» **SOURCE DATA**
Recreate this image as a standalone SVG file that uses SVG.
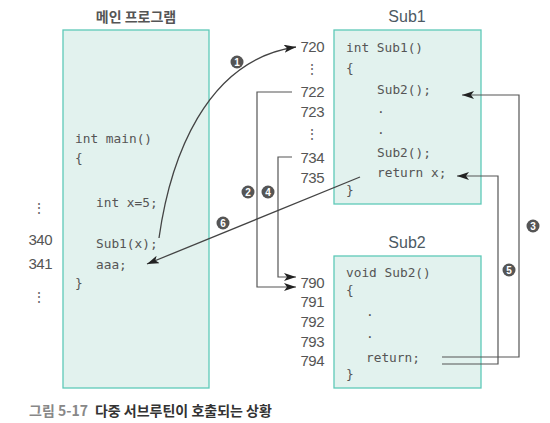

==

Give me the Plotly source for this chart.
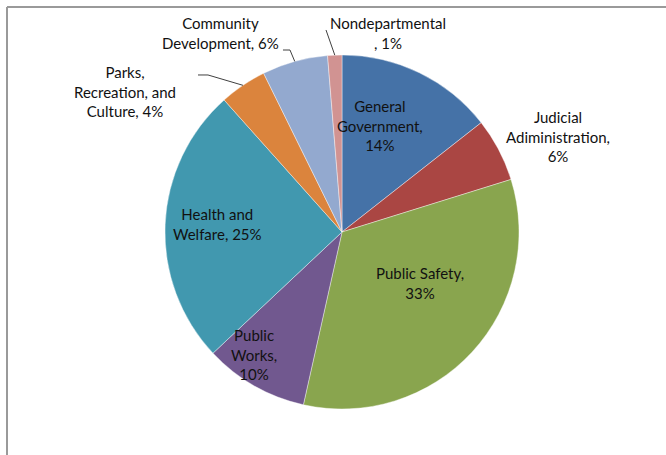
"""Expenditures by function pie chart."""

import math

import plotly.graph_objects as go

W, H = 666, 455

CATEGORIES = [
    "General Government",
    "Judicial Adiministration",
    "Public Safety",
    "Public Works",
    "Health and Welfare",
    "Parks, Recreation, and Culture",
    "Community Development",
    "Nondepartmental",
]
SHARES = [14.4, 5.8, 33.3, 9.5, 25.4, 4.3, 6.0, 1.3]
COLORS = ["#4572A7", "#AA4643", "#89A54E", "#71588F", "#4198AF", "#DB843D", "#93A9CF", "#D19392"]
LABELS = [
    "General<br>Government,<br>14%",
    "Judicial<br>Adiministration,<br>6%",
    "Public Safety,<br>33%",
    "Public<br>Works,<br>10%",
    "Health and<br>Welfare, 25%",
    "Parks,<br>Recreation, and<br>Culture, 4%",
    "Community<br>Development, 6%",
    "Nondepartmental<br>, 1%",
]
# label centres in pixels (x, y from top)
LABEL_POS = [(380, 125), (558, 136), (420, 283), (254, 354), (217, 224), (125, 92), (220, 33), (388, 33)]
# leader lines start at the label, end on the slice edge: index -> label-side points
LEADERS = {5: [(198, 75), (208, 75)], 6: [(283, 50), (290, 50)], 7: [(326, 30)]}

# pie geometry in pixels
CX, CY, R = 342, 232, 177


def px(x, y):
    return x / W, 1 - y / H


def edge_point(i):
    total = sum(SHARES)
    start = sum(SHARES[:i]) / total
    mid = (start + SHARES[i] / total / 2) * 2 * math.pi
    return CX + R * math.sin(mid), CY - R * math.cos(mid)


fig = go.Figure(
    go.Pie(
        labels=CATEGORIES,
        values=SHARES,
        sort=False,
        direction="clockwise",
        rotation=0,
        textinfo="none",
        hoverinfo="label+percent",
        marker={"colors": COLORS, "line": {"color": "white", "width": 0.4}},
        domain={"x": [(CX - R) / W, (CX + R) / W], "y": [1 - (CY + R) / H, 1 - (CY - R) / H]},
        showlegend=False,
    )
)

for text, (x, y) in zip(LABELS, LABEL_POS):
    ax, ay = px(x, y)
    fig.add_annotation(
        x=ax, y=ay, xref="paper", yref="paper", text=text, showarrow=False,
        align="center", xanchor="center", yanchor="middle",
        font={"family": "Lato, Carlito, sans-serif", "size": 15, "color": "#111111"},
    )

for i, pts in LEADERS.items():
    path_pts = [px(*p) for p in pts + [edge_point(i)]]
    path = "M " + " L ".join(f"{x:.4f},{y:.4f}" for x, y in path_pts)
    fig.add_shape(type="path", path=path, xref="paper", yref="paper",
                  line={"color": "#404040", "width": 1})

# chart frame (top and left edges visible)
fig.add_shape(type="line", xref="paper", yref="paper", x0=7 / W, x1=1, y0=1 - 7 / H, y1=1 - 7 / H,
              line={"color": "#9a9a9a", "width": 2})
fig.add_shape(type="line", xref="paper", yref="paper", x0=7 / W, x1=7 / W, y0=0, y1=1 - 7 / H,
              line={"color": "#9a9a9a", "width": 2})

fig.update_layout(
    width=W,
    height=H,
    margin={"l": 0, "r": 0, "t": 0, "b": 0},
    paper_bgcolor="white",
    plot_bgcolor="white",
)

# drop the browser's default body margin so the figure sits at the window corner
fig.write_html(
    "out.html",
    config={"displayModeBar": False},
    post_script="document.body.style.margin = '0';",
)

» **WRITTEN PROBLEM**
Without the pictures, write out exactly the lines from the one that has "Give me the Plotly source for this chart." down to the one that has "W, H = 666, 455", both included.

» **OUTPUT**
Give me the Plotly source for this chart.
"""Expenditures by function pie chart."""

import math

import plotly.graph_objects as go

W, H = 666, 455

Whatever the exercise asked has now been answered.